Elisa Fiasca habite La Perrière l’un des villages les. plus prisés du Perche. Et quand Marc Georges, autre figure culturelle du village (« La Demeure du Livre ») dépose un chocolat devant la porte des habitants de La Perrière, ce geste de bienveillance « ce petit instant de plaisir qu’on donne aux gens » l’inspire pour faire à son tour une action pour créer du lien, en plein confinement : faire du porte porte et chanter un extrait de son répertoire, “Le soir des miracles » Lucio Dalla,suivie par Julie Franchet, photographe, à la caméra. “Une vidéo qui obtiendra 1000 vues en 2 jours”. Puisque les concerts ne peuvent avoir lieu en salle, Elisa Fiasca va mettre au point, avec les communes, un dispositif « gagnant gagnant », un partenariat multi-acteurs au niveau local. Elle propose aux maires, puisque le beau temps s’y prête, un concert en extérieur « Ils m’écoutent, ils me répondent ». Six communes se manifestent. Le maire d’Eperrais Guy Suzanne est le premier à donner son accord. Le concert a lieu un dimanche après-midi dans un cadre magnifique, la Source de la Herse dans la forêt de Bellême. Et c’est là que le dispositif est malin : la mairie fournit les chaises et les tables pour le « picnic », se charge du protocole sanitaire et du règlement des droits de la Sacem en échange d’une animation culturelle gratuite . Les commerces proches y trouvent leur compte, le Restaurant de la Herse va faire une belle journée. Les spectateurs vont découvrir un site. L’Office de Tourisme y gagne en notoriété. Les offres se multiplient. Le bénévolat n’est qu’une étape, et la gratuité ne saurait être érigée en système, mais le dispositif permet d’expérimenter, favorise les rencontres.
Rebondir
Cette fois c’est « Once in a blue Moon » qu’on vient solliciter. A Randonnai c’est un peu un S.OS que lance la directrice par Lisiane Uhring, de la Corne d’Or une association qui accueille les handicapés mentaux qui, à cause de la pandémie, ne voient plus personne. Cette résidence de la Beaugeardière aussi le lieu d’un Centre des Arts, est entouré d’un grand parc.
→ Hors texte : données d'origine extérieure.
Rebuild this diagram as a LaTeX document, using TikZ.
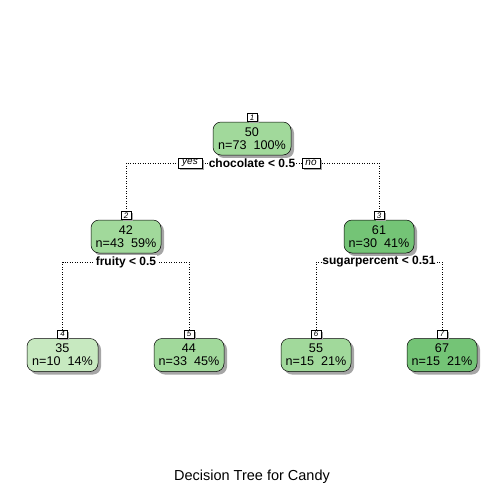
\documentclass[tikz,border=0pt]{standalone}
\usepackage{fontspec}
\setmainfont{Liberation Sans}
\usetikzlibrary{shadows}
\definecolor{gA}{HTML}{A1D99B}
\definecolor{gB}{HTML}{74C476}
\definecolor{gC}{HTML}{C7E9C0}
\tikzset{
  treenode/.style={draw=black, line width=0.5pt, rounded corners=8pt, minimum height=33pt, align=center,
    inner sep=1pt, font=\fontsize{12.6}{13}\selectfont,
    drop shadow={shadow xshift=3pt, shadow yshift=-3pt, fill=black!35, opacity=1}},
  numbox/.style={draw=black, line width=0.4pt, fill=white, inner sep=0.6pt, minimum width=10pt, minimum height=8pt,
    font=\fontsize{8}{8}\selectfont\itshape,
    drop shadow={shadow xshift=1.5pt, shadow yshift=-1.5pt, fill=black!35, opacity=1}},
  splitlab/.style={fill=white, inner sep=1pt, font=\fontsize{12}{13}\selectfont\bfseries},
  yesno/.style={draw=black, line width=0.4pt, fill=white, inner xsep=2pt, inner ysep=1pt, minimum height=10pt,
    font=\fontsize{10}{10}\selectfont\itshape,
    drop shadow={shadow xshift=1.5pt, shadow yshift=-1.5pt, fill=black!35, opacity=1}},
  conn/.style={dotted, line width=0.5pt},
}
\begin{document}
\begin{tikzpicture}[x=1pt,y=-1pt]
\useasboundingbox (0,0) rectangle (504,504);
% nodes
\node[treenode, fill=gA, minimum width=78pt] (n1) at (252,138.5) {50\\n=73\ \ 100\%};
\node[numbox, anchor=south] (l1) at (n1.north) {1};
\node[treenode, fill=gA, minimum width=70pt] (n2) at (126,236.5) {42\\n=43\ \ 59\%};
\node[numbox, anchor=south] (l2) at (n2.north) {2};
\node[treenode, fill=gB, minimum width=70pt] (n3) at (379,236.5) {61\\n=30\ \ 41\%};
\node[numbox, anchor=south] (l3) at (n3.north) {3};
\node[treenode, fill=gC, minimum width=71pt] (n4) at (62.5,355) {35\\n=10\ \ 14\%};
\node[numbox, anchor=south] (l4) at (n4.north) {4};
\node[treenode, fill=gA, minimum width=70pt] (n5) at (189,355) {44\\n=33\ \ 45\%};
\node[numbox, anchor=south] (l5) at (n5.north) {5};
\node[treenode, fill=gA, minimum width=70pt] (n6) at (316,355) {55\\n=15\ \ 21\%};
\node[numbox, anchor=south] (l6) at (n6.north) {6};
\node[treenode, fill=gB, minimum width=70pt] (n7) at (442,355) {67\\n=15\ \ 21\%};
\node[numbox, anchor=south] (l7) at (n7.north) {7};
% split labels
\node[splitlab] (s1) at (252,163) {chocolate < 0.5};
\node[yesno, minimum width=24pt] (yes) at (190,163) {yes};
\node[yesno, minimum width=18pt] (no) at (311,163) {no};
\node[splitlab] (s2) at (126,262) {fruity < 0.5};
\node[splitlab] (s3) at (379,262) {sugarpercent < 0.51};
% connectors
\draw[conn] (l2.north) |- (yes.west);
\draw[conn] (yes.east) -- (s1.west);
\draw[conn] (s1.east) -- (no.west);
\draw[conn] (l3.north) |- (no.east);
\draw[conn] (l4.north) |- (s2.west);
\draw[conn] (l5.north) |- (s2.east);
\draw[conn] (l6.north) |- (s3.west);
\draw[conn] (l7.north) |- (s3.east);
% title
\node[font=\fontsize{14.5}{15}\selectfont] (title) at (252,477) {Decision Tree for Candy};
\end{tikzpicture}
\end{document}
Plutôt qu’un spectacle »virtuel » ìl est décidé d’un spectacle in situ. « L’art vivant est toujours à privilégier », nous dit Elisa Fiasca. Puis c’est le Theil et son office de tourisme qui proposent leur espace. Ensuite vient le Parc de Vigan, peu connu à Bellême, ou encore le 26 septembre La Renardière à Bellou le Trichard, le 27 septembre l’Eglise de La Perrière. Le 10 octobre ce sera à l’église Notre-Dame de la nativité de Pouvrai.
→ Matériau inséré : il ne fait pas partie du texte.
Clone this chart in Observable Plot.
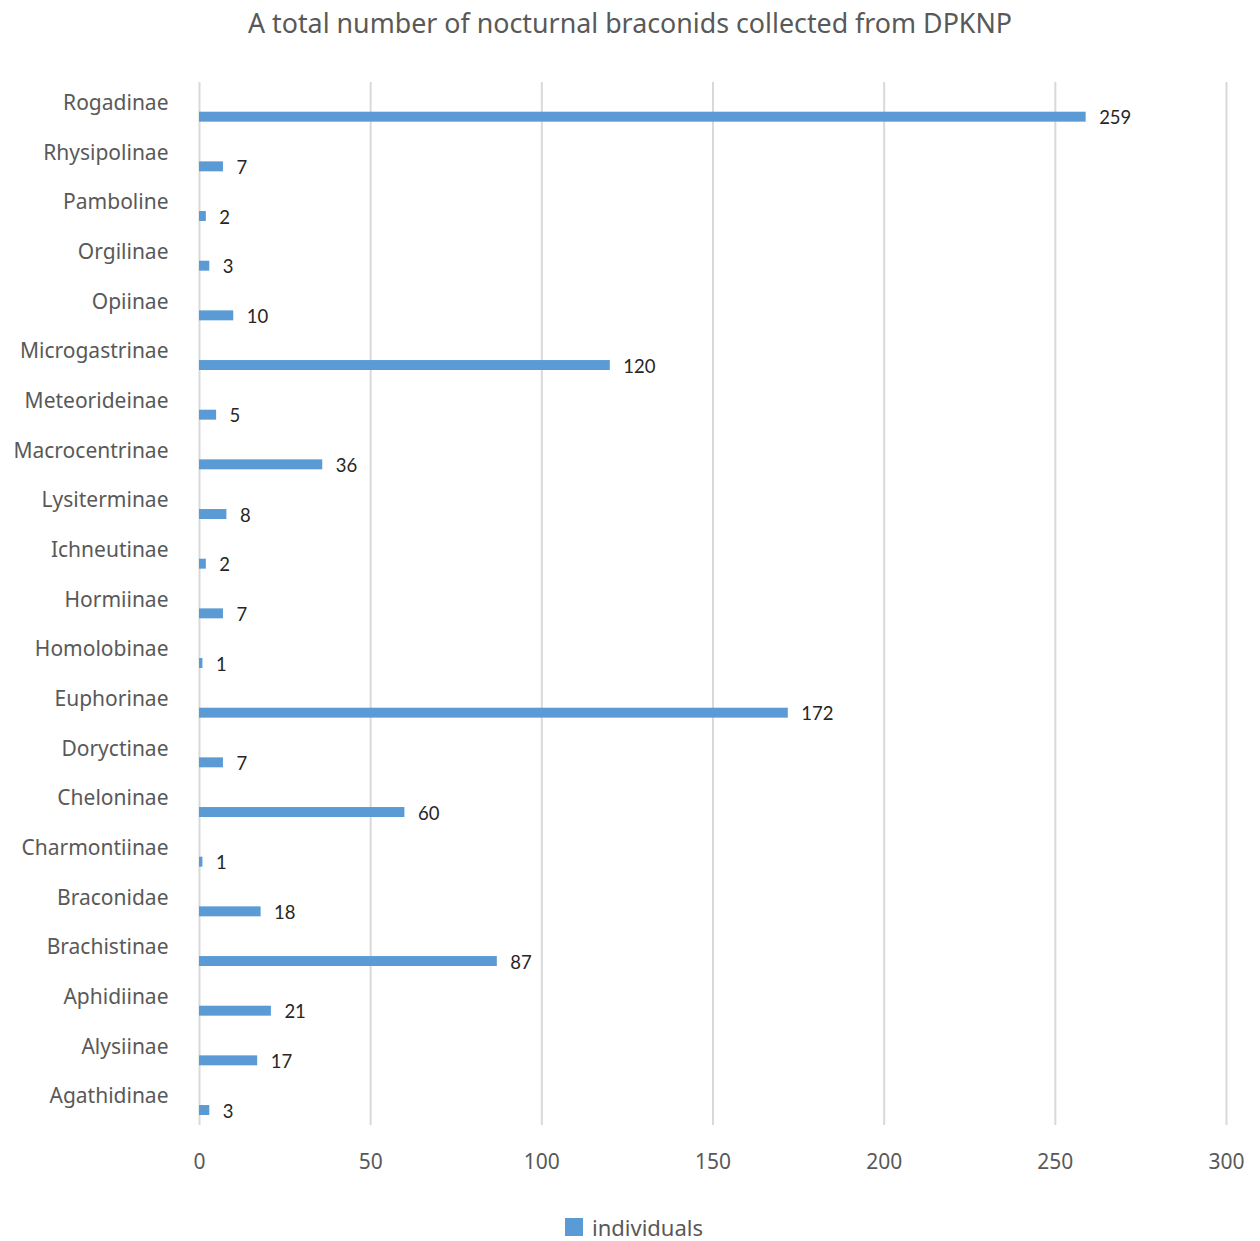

C’est Elisa Fiasca qui conçoit elle-même les affiches du spectacle ce qui nous rappelle qu’elle est aussi plasticienne co-fondatrice de Label Friche Rappelons que David Commenchal est un photographe professionnel qui vit dans le Perche depuis vingt ans et vient de publier Le tour des Collines du Perche avec Syvie Mazereau pour les illustrations (La Mésange bleue éditions 2019).
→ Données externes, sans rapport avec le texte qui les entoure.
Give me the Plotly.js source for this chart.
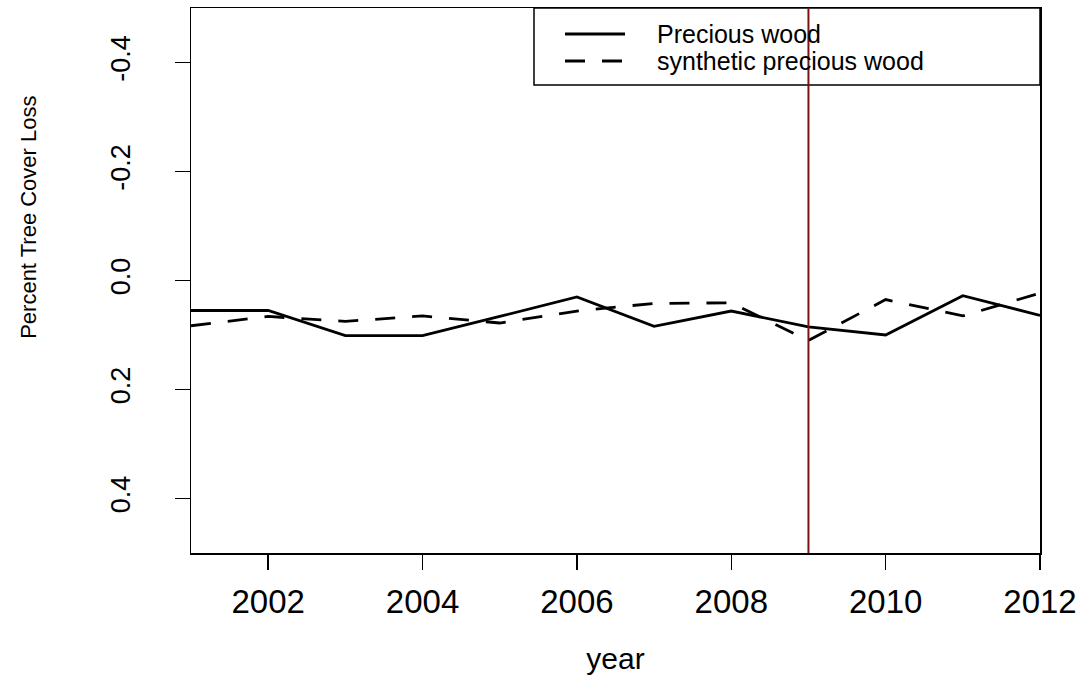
<!DOCTYPE html>
<html>
<head>
<meta charset="utf-8">
<script src="https://cdn.plot.ly/plotly-3.0.1.min.js"></script>
<style>html,body{margin:0;padding:0;background:#fff;}#chart{width:1087px;height:675px;}</style>
</head>
<body>
<div id="chart"></div>
<script>
const years = [2001, 2002, 2003, 2004, 2005, 2006, 2007, 2008, 2009, 2010, 2011, 2012];
const preciousWood = [0.055, 0.055, 0.101, 0.101, 0.066, 0.030, 0.084, 0.056, 0.085, 0.100, 0.028, 0.064];
const syntheticPreciousWood = [0.083, 0.066, 0.075, 0.065, 0.078, 0.056, 0.042, 0.041, 0.110, 0.035, 0.065, 0.023];
const seriesNames = ['Precious wood', 'synthetic precious wood'];
const treatmentYear = 2009;
const xTicks = [2002, 2004, 2006, 2008, 2010, 2012];
const yTicks = [-0.4, -0.2, 0.0, 0.2, 0.4];
const yTickText = ['-0.4', '-0.2', '0.0', '0.2', '0.4'];
const yTitle = 'Percent Tree Cover Loss';

const FONT = 'Liberation Sans, Arial, sans-serif';

const traces = [
  {x: years, y: preciousWood, name: seriesNames[0], type: 'scatter', mode: 'lines',
   line: {color: '#000', width: 2.8}, showlegend: false},
  {x: years, y: syntheticPreciousWood, name: seriesNames[1], type: 'scatter', mode: 'lines',
   line: {color: '#000', width: 2.8, dash: '20px,17px'}, showlegend: false}
];

const lx0 = (534-191)/849, ly0 = (553-85)/545;
const row1 = (553-34)/545, row2 = (553-61)/545;
const sx0 = (565-191)/849, sx1 = (625-191)/849, tx = (655-191)/849;

const layout = {
  width: 1087, height: 675,
  margin: {l: 191, r: 47, t: 8, b: 122},
  paper_bgcolor: '#fff', plot_bgcolor: '#fff',
  font: {family: FONT, color: '#000'},
  xaxis: {
    range: [2001, 2012], tickvals: xTicks, ticktext: xTicks.map(String),
    ticks: 'outside', ticklen: 15, tickwidth: 1.5, tickcolor: '#000',
    showline: true, linecolor: '#000', linewidth: 1.5, mirror: true,
    showgrid: false, zeroline: false,
    tickfont: {size: 33, family: FONT}, ticklabelstandoff: 4,
    title: {text: 'year', font: {size: 30, family: FONT}, standoff: 40}
  },
  yaxis: {
    range: [0.5, -0.5], tickvals: yTicks, ticktext: yTickText,
    ticks: 'outside', ticklen: 15, tickwidth: 1.5, tickcolor: '#000',
    showline: true, linecolor: '#000', linewidth: 1.5, mirror: true,
    showgrid: false, zeroline: false, tickangle: -90,
    tickfont: {size: 27, family: FONT}, ticklabelstandoff: 34
  },
  shapes: [
    {type: 'line', xref: 'x', yref: 'paper', x0: treatmentYear, x1: treatmentYear, y0: 0, y1: 1,
     line: {color: '#7a1414', width: 2}},
    {type: 'rect', xref: 'paper', yref: 'paper', x0: lx0, x1: 1, y0: ly0, y1: 1,
     line: {color: '#000', width: 1.5}, fillcolor: 'rgba(0,0,0,0)', layer: 'below'},
    {type: 'line', xref: 'paper', yref: 'paper', x0: sx0, x1: sx1, y0: row1, y1: row1,
     line: {color: '#000', width: 2.8}},
    {type: 'line', xref: 'paper', yref: 'paper', x0: sx0, x1: sx1, y0: row2, y1: row2,
     line: {color: '#000', width: 2.8, dash: '20px,17px'}}
  ],
  annotations: [
    {xref: 'paper', yref: 'paper', x: tx, y: row1, xanchor: 'left', yanchor: 'middle',
     text: seriesNames[0], showarrow: false, font: {size: 25, family: FONT}},
    {xref: 'paper', yref: 'paper', x: tx, y: row2, xanchor: 'left', yanchor: 'middle',
     text: seriesNames[1], showarrow: false, font: {size: 25, family: FONT}},
    {xref: 'paper', yref: 'paper', x: -0.191, y: (553-217)/545, xanchor: 'center', yanchor: 'middle',
     text: yTitle, textangle: -90, showarrow: false, font: {size: 22, family: FONT}}
  ]
};

Plotly.newPlot('chart', traces, layout, {displayModeBar: false, staticPlot: true});
</script>
</body>
</html>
Elisa et David répètent deux fois par semaine. Communication de « bouche à oreille » ? « La meilleure façon de communiquer est encore de se produire » nous dit Elisa Fiasca ». Faute de « tourneur professionnel qui «imagine, propose et gère une série de concerts d’un artiste sur un territoire, auprès de lieux de diffusion et sur une période donnée. » Aux “élus” d’examiner comment des « acteurs culturels » ont su « rebondir » en partenariat avec le tissu local proche et de les soutenir. Rebondir n’est pas réservé aux grandes entreprises : il suffit parfois d’un zeste d’innovation, d’une écoute des communes et d’une meilleure connaissance des talents d’un territoire pour sauver une animation.